🤖 AI Summary
Assessing problem decomposition—the ability to break down complex tasks into well-defined subtasks—in CS1 courses is increasingly challenging in the GenAI era, as conventional programming exercises are vulnerable to code-generation tools and often feature overly verbose contexts that obscure students’ cognitive processes.
Method: This study proposes a suite-based, progressive assessment framework comprising structured task sequences to lower comprehension barriers and open-ended decomposition diagramming to visually capture students’ decomposition reasoning. The approach integrates educational measurement principles, learning-objective-aligned item design, Question Suites scaffolding, and diagrammatic analysis techniques.

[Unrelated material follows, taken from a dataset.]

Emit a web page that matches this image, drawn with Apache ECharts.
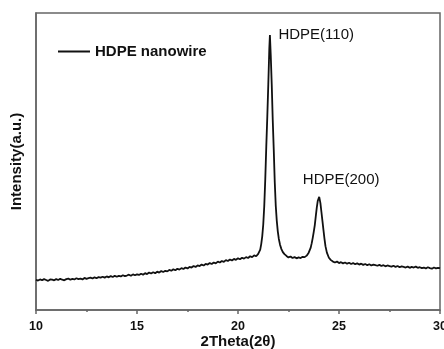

Contribution/Results: The resulting assessment instrument demonstrates strong reliability and validity, is reusable across contexts, and received positive student feedback in empirical deployment. It provides both a scalable pedagogical practice and theoretical grounding for teaching and evaluating problem decomposition in introductory computer science.
📝 Abstract
Problem decomposition--the ability to break down a large task into smaller, well-defined components--is a critical skill for effectively designing and creating large programs, but it is often not included in introductory computer science curricula. With the rise of generative AI (GenAI), students even at the introductory level are able to generate large quantities of code, and it is becoming increasingly important to equip them with the ability to decompose problems. There is not yet a consensus among educators on how to best teach and assess the skill of decomposition, particularly in introductory computing. This practitioner paper details the development of questions to assess the skill of problem decomposition, and impressions about how these questions were received by students. A challenge unique to problem decomposition questions is their necessarily lengthy context, and we detail our approach to addressing this problem using Question Suites: scaffolded sequences of questions that help students understand a question's context before attempting to decompose it. We then describe the use of open-ended drawing of decomposition diagrams as another form of assessment. We outline the learning objectives used to design our questions and describe how we addressed challenges encountered in early iterations. We present our decomposition assessment materials and reflections on them for educators who wish to teach problem decomposition to beginner programmers.